PROMPT
From the entries below, pull out each line where "this" appears.

STORED RECORDS
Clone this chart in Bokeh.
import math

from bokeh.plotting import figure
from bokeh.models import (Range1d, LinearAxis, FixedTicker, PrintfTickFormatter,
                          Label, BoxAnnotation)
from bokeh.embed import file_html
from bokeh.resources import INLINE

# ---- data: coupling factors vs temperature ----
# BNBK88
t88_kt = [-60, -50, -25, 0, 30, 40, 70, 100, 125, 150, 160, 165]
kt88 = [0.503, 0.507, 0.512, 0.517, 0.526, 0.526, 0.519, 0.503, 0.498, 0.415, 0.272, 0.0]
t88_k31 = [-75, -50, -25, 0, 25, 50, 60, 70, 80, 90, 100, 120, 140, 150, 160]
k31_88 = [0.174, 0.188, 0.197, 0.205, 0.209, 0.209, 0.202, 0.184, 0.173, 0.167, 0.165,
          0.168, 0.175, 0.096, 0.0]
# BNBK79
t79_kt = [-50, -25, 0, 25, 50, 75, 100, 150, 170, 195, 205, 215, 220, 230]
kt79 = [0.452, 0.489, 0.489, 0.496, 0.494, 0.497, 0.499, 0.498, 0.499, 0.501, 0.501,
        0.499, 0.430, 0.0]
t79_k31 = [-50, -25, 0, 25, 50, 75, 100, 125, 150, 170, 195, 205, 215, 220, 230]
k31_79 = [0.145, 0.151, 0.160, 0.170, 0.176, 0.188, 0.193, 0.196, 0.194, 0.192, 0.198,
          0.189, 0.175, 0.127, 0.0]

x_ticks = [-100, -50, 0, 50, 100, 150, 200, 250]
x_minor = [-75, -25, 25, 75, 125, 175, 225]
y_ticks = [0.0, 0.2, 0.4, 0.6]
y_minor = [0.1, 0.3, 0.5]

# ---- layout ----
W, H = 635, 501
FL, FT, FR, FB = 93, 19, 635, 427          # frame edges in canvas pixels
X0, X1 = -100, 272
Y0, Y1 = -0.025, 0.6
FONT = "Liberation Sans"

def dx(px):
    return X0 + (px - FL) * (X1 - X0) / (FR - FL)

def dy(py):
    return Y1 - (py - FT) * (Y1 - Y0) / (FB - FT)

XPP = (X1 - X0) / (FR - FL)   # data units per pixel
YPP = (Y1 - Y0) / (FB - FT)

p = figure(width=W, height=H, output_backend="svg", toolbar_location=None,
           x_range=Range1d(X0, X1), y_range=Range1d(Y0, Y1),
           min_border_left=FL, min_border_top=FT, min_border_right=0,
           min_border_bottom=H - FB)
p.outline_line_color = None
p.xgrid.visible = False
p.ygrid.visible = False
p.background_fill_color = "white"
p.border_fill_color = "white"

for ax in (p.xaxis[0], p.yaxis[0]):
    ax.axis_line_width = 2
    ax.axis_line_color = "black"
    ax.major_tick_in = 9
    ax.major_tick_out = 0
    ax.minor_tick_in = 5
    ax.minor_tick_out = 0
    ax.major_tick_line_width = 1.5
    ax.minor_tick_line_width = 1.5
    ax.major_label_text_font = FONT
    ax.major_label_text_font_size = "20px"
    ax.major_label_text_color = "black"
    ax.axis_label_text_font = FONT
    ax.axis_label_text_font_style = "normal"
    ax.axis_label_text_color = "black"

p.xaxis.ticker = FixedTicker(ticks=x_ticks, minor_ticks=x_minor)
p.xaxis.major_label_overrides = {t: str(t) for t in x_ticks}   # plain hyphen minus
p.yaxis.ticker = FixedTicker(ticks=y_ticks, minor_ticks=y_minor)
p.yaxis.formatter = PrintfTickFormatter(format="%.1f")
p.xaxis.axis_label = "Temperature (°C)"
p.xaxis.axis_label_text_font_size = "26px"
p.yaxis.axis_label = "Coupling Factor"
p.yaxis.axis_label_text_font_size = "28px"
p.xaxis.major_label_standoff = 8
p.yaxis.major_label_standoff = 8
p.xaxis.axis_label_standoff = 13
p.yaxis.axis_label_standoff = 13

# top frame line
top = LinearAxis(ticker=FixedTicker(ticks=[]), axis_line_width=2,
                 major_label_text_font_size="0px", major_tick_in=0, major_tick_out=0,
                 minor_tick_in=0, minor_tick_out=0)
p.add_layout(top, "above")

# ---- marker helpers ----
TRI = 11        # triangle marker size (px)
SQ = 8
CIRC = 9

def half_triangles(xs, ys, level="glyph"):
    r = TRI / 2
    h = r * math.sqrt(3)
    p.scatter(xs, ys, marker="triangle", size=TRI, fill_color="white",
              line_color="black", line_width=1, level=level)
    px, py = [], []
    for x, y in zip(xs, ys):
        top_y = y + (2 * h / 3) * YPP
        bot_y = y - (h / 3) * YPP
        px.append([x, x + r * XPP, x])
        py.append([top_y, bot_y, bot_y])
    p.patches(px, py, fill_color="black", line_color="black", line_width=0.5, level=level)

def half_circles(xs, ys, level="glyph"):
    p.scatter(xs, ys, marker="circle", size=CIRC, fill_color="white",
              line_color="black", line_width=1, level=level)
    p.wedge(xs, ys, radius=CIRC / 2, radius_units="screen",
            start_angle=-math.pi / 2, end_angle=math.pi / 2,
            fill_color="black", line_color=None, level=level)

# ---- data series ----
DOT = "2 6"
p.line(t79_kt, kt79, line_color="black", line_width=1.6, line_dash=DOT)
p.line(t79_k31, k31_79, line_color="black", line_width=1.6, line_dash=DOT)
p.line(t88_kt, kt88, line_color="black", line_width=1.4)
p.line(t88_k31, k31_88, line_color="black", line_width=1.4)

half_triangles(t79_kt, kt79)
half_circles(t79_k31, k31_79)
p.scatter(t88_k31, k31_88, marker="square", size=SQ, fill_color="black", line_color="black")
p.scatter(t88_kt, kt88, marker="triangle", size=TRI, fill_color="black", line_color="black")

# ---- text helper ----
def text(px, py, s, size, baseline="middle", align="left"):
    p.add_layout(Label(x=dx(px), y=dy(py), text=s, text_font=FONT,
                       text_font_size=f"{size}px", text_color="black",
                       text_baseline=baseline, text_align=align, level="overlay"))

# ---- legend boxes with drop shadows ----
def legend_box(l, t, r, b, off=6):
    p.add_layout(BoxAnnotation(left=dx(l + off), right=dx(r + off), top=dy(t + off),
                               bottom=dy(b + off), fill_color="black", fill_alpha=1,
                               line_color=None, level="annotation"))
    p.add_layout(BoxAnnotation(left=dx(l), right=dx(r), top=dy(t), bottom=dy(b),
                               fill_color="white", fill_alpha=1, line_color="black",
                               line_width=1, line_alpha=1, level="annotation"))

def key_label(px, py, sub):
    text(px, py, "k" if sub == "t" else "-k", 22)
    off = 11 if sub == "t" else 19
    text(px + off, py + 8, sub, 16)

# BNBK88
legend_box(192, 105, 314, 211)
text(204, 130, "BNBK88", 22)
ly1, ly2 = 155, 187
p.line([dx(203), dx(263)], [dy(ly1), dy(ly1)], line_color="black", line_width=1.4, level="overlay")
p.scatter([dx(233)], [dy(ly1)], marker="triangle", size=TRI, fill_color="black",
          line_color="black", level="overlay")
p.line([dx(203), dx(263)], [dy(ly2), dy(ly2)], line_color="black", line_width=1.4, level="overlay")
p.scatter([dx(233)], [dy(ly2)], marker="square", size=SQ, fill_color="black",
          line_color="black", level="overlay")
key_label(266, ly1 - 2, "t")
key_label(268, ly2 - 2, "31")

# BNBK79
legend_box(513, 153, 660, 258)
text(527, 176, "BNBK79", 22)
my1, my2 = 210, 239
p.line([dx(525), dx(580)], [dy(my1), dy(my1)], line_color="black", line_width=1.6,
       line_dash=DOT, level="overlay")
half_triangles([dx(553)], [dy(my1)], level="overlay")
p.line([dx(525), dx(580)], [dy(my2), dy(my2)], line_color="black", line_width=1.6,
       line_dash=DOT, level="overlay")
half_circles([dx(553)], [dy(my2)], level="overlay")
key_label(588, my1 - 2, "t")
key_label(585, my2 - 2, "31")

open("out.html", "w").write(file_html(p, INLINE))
---
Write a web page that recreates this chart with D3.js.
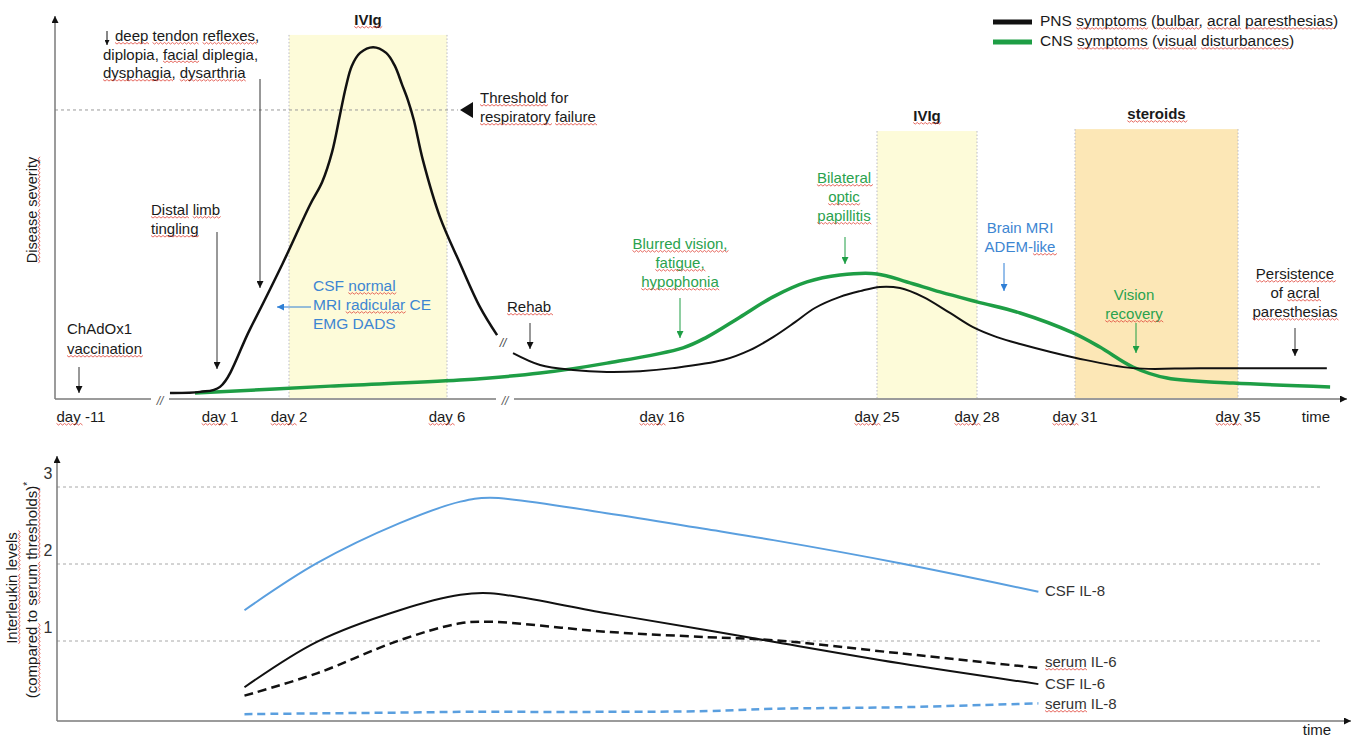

CORRECT RESULT
Clone this chart in Bokeh.
Write a web page that recreates this chart with D3.js.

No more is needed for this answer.